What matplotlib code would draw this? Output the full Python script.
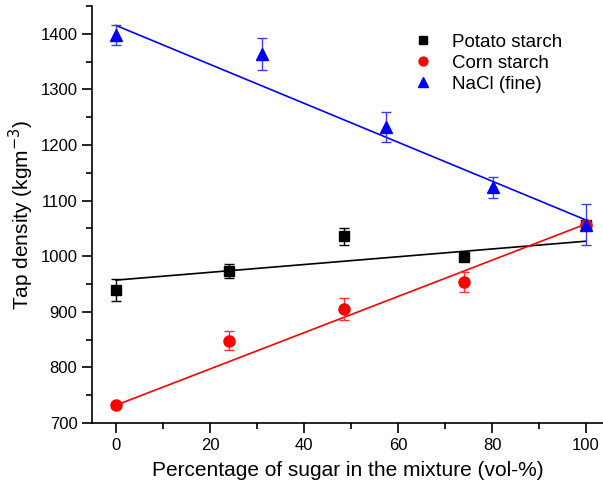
import matplotlib
matplotlib.use("Agg")
import numpy as np
import matplotlib.pyplot as plt
from matplotlib.ticker import MultipleLocator

plt.rcParams['font.family'] = ['Liberation Sans', 'DejaVu Sans']

# data
potato_x = [0, 24, 48.5, 74, 100]
potato_y = [939, 973, 1036, 999, 1057]
potato_err = [20, 13, 15, 6, 0]

corn_x = [0, 24, 48.5, 74, 100]
corn_y = [732, 848, 905, 954, 1057]
corn_err = [5, 17, 20, 18, 0]

nacl_x = [0, 31, 57.5, 80.2, 100]
nacl_y = [1398, 1364, 1232, 1124, 1057]
nacl_err = [18, 29, 27, 19, 37]

# fitted lines (intercept, slope)
potato_fit = (957, 0.70)
corn_fit = (732, 3.26)
nacl_fit = (1415, -3.50)

fig = plt.figure(figsize=(6.03, 4.91), dpi=100)
ax = fig.add_axes([92 / 603, 68 / 491, 511 / 603, 417 / 491])

xf = np.array([0, 100])
ax.plot(xf, potato_fit[0] + potato_fit[1] * xf, color='black', lw=1.2, zorder=2)
ax.plot(xf, corn_fit[0] + corn_fit[1] * xf, color='red', lw=1.2, zorder=2)
ax.plot(xf, nacl_fit[0] + nacl_fit[1] * xf, color='blue', lw=1.2, zorder=2)

ax.errorbar(potato_x, potato_y, yerr=potato_err, fmt='s', color='black',
            ms=7, capsize=3.5, elinewidth=1, capthick=1, label='Potato starch', zorder=3)
ax.errorbar(corn_x, corn_y, yerr=corn_err, fmt='o', color='red', ecolor='#ff3030',
            ms=8, capsize=3.5, elinewidth=1, capthick=1, label='Corn starch', zorder=3)
ax.errorbar(nacl_x, nacl_y, yerr=nacl_err, fmt='^', color='blue', ecolor='#3b3bf0',
            ms=9, capsize=3.5, elinewidth=1, capthick=1, label='NaCl (fine)', zorder=4)

ax.set_xlim(-5.1, 103.6)
ax.set_ylim(700, 1450)
ax.xaxis.set_major_locator(MultipleLocator(20))
ax.xaxis.set_minor_locator(MultipleLocator(10))
ax.yaxis.set_major_locator(MultipleLocator(100))
ax.yaxis.set_minor_locator(MultipleLocator(50))
ax.tick_params(which='major', direction='out', length=7, width=1.2, labelsize=12)
ax.tick_params(which='minor', direction='out', length=4, width=1.2)
for s in ['top', 'right']:
    ax.spines[s].set_visible(False)
for s in ['left', 'bottom']:
    ax.spines[s].set_linewidth(1.2)

ax.set_xlabel('Percentage of sugar in the mixture (vol-%)', fontsize=15, labelpad=6)
ax.set_ylabel('Tap density (kgm$^{-3}$)', fontsize=15, labelpad=3)

handles, labels = ax.get_legend_handles_labels()
handles = [h[0] for h in handles]
ax.legend(handles, labels, loc='upper left', bbox_to_anchor=(398 / 603, 1 - 17 / 491),
          bbox_transform=fig.transFigure, frameon=False, fontsize=13.5,
          handlelength=0.9, handletextpad=1.1, labelspacing=0.2, markerscale=0.8)

fig.savefig('out.png', dpi=100)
────────────────────────────────────────
- **Your objective**: Reproduce all of the material above word for word. Omit the pictures.

- **Exercise solution**:
What matplotlib code would draw this? Output the full Python script.
import matplotlib
matplotlib.use("Agg")
import numpy as np
import matplotlib.pyplot as plt
from matplotlib.ticker import MultipleLocator

plt.rcParams['font.family'] = ['Liberation Sans', 'DejaVu Sans']

# data
potato_x = [0, 24, 48.5, 74, 100]
potato_y = [939, 973, 1036, 999, 1057]
potato_err = [20, 13, 15, 6, 0]

corn_x = [0, 24, 48.5, 74, 100]
corn_y = [732, 848, 905, 954, 1057]
corn_err = [5, 17, 20, 18, 0]

nacl_x = [0, 31, 57.5, 80.2, 100]
nacl_y = [1398, 1364, 1232, 1124, 1057]
nacl_err = [18, 29, 27, 19, 37]

# fitted lines (intercept, slope)
potato_fit = (957, 0.70)
corn_fit = (732, 3.26)
nacl_fit = (1415, -3.50)

fig = plt.figure(figsize=(6.03, 4.91), dpi=100)
ax = fig.add_axes([92 / 603, 68 / 491, 511 / 603, 417 / 491])

xf = np.array([0, 100])
ax.plot(xf, potato_fit[0] + potato_fit[1] * xf, color='black', lw=1.2, zorder=2)
ax.plot(xf, corn_fit[0] + corn_fit[1] * xf, color='red', lw=1.2, zorder=2)
ax.plot(xf, nacl_fit[0] + nacl_fit[1] * xf, color='blue', lw=1.2, zorder=2)

ax.errorbar(potato_x, potato_y, yerr=potato_err, fmt='s', color='black',
            ms=7, capsize=3.5, elinewidth=1, capthick=1, label='Potato starch', zorder=3)
ax.errorbar(corn_x, corn_y, yerr=corn_err, fmt='o', color='red', ecolor='#ff3030',
            ms=8, capsize=3.5, elinewidth=1, capthick=1, label='Corn starch', zorder=3)
ax.errorbar(nacl_x, nacl_y, yerr=nacl_err, fmt='^', color='blue', ecolor='#3b3bf0',
            ms=9, capsize=3.5, elinewidth=1, capthick=1, label='NaCl (fine)', zorder=4)

ax.set_xlim(-5.1, 103.6)
ax.set_ylim(700, 1450)
ax.xaxis.set_major_locator(MultipleLocator(20))
ax.xaxis.set_minor_locator(MultipleLocator(10))
ax.yaxis.set_major_locator(MultipleLocator(100))
ax.yaxis.set_minor_locator(MultipleLocator(50))
ax.tick_params(which='major', direction='out', length=7, width=1.2, labelsize=12)
ax.tick_params(which='minor', direction='out', length=4, width=1.2)
for s in ['top', 'right']:
    ax.spines[s].set_visible(False)
for s in ['left', 'bottom']:
    ax.spines[s].set_linewidth(1.2)

ax.set_xlabel('Percentage of sugar in the mixture (vol-%)', fontsize=15, labelpad=6)
ax.set_ylabel('Tap density (kgm$^{-3}$)', fontsize=15, labelpad=3)

handles, labels = ax.get_legend_handles_labels()
handles = [h[0] for h in handles]
ax.legend(handles, labels, loc='upper left', bbox_to_anchor=(398 / 603, 1 - 17 / 491),
          bbox_transform=fig.transFigure, frameon=False, fontsize=13.5,
          handlelength=0.9, handletextpad=1.1, labelspacing=0.2, markerscale=0.8)

fig.savefig('out.png', dpi=100)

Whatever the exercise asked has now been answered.